• Dataset excerpt:
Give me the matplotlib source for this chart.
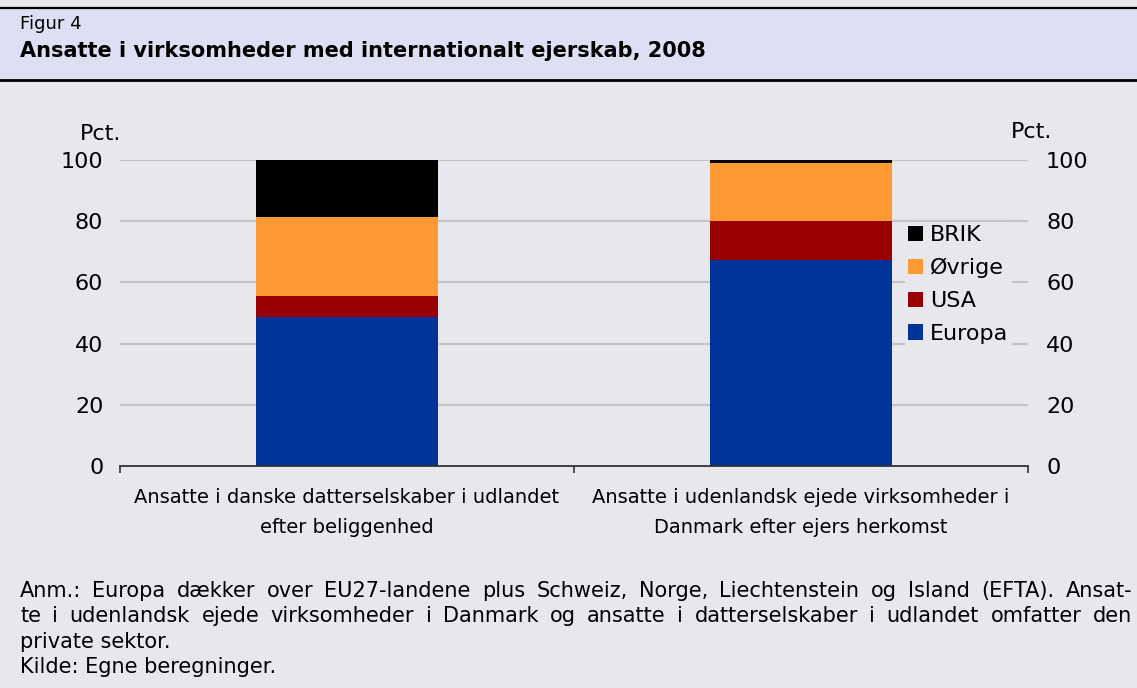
import numpy as np
import matplotlib
matplotlib.use("Agg")
import matplotlib.pyplot as plt

# data (pct.)
categories = ["Ansatte i danske datterselskaber i udlandet\nefter beliggenhed",
              "Ansatte i udenlandsk ejede virksomheder i\nDanmark efter ejers herkomst"]
europa = [48.8, 67.4]
usa = [6.8, 12.7]
ovrige = [25.7, 18.9]
brik = [18.7, 1.0]
series_names = ["Europa", "USA", "Øvrige", "BRIK"]
series_colors = ["#023399", "#990000", "#FF9933", "#000000"]
yticks = [0, 20, 40, 60, 80, 100]

bg = "#E8E7EE"
head = "#DEDFF3"
W, H = 1137, 688

plt.rcParams['font.family'] = ['DejaVu Sans']
fig = plt.figure(figsize=(W / 100, H / 100), dpi=100, facecolor=bg)

# header band
fig.patches.append(plt.Rectangle((0, 1 - 80 / H), 1, 71 / H, transform=fig.transFigure,
                                 facecolor=head, edgecolor="none", zorder=0))
fig.add_artist(plt.Line2D([0, 1], [1 - 8.3 / H, 1 - 8.3 / H], color="black", lw=1.6))
fig.add_artist(plt.Line2D([0, 1], [1 - 79.7 / H, 1 - 79.7 / H], color="black", lw=2))
fig.text(20 / W, 1 - 29.3 / H, "Figur 4", fontsize=13, va="baseline", ha="left")
fig.text(20 / W, 1 - 56.7 / H, "Ansatte i virksomheder med internationalt ejerskab, 2008",
         fontsize=15, fontweight="bold", va="baseline", ha="left")

ax = fig.add_axes([120 / W, (H - 466) / H, 908 / W, 306 / H])
ax.set_facecolor(bg)
x = np.arange(len(categories))
width = 0.4

for v in yticks[1:]:
    ax.axhline(v, color="#C4C4C4", lw=1.6, zorder=0)

bottom = np.zeros(len(categories))
bars = []
for vals, name, col in zip([europa, usa, ovrige, brik], series_names, series_colors):
    b = ax.bar(x, vals, width, bottom=bottom, color=col, label=name, zorder=2)
    bars.append(b)
    bottom += np.array(vals)

ax.set_xlim(-0.5, len(categories) - 0.5)
ax.set_ylim(0, 100)
for s in ["top", "left", "right"]:
    ax.spines[s].set_visible(False)
ax.spines["bottom"].set_color("#333333")
ax.spines["bottom"].set_linewidth(1.3)
ax.spines["bottom"].set_zorder(3)

ax.set_xticks([-0.5, 0.5, 1.5])
ax.set_xticklabels([])
ax.tick_params(axis="x", which="major", length=5, width=1.2, color="#333333")
ax.set_xticks(x, minor=True)
ax.set_xticklabels(categories, minor=True, fontsize=14, linespacing=1.7)
ax.tick_params(axis="x", which="minor", length=0, pad=16)

ax.set_yticks(yticks)
ax.set_yticklabels([str(v) for v in yticks], fontsize=16)
ax.tick_params(axis="y", length=0, pad=12)

ax2 = ax.twinx()
ax2.set_ylim(0, 100)
for s in ax2.spines.values():
    s.set_visible(False)
ax2.set_yticks(yticks)
ax2.set_yticklabels([str(v) for v in yticks], fontsize=16)
ax2.tick_params(axis="y", length=0, pad=13)

fig.text(101 / W, 1 - 134 / H, "Pct.", fontsize=16, ha="center", va="center")
fig.text(1032 / W, 1 - 132 / H, "Pct.", fontsize=16, ha="center", va="center")

leg = ax2.legend([bars[3], bars[2], bars[1], bars[0]], ["BRIK", "Øvrige", "USA", "Europa"],
                 loc="upper left", bbox_to_anchor=(905 / W, 1 - 222 / H),
                 bbox_transform=fig.transFigure, frameon=True, fontsize=16,
                 handlelength=0.68, handleheight=0.68, handletextpad=0.3,
                 labelspacing=0.57, borderpad=0.15, borderaxespad=0)
leg.get_frame().set_facecolor(bg)
leg.get_frame().set_edgecolor("none")
leg.get_frame().set_alpha(1)

# footnote, first two lines justified
notes = ["Anm.: Europa dækker over EU27-landene plus Schweiz, Norge, Liechtenstein og Island (EFTA). Ansat-",
         "te i udenlandsk ejede virksomheder i Danmark og ansatte i datterselskaber i udlandet omfatter den",
         "private sektor.",
         "Kilde: Egne beregninger."]
justify = [True, True, False, False]
left_px, right_px = 20, 1132
renderer = fig.canvas.get_renderer()
for i, line in enumerate(notes):
    y = 1 - (597 + 25.3 * i) / H
    if not justify[i]:
        fig.text(left_px / W, y, line, fontsize=15, ha="left", va="baseline")
        continue
    words = line.split(" ")
    objs = [fig.text(0, y, w, fontsize=15, ha="left", va="baseline") for w in words]
    widths = [o.get_window_extent(renderer).width for o in objs]
    gap = (right_px - left_px - sum(widths)) / (len(words) - 1)
    pos = left_px
    for o, wd in zip(objs, widths):
        o.set_x(pos / W)
        pos += wd + gap

fig.savefig("out.png", dpi=100, facecolor=bg)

• Problem to solve: Begin at the first line of the data above and repeat each line exactly, stopping after the line containing "import matplotlib.pyplot as plt". Omit the pictures.

• Result:
Give me the matplotlib source for this chart.
import numpy as np
import matplotlib
matplotlib.use("Agg")
import matplotlib.pyplot as plt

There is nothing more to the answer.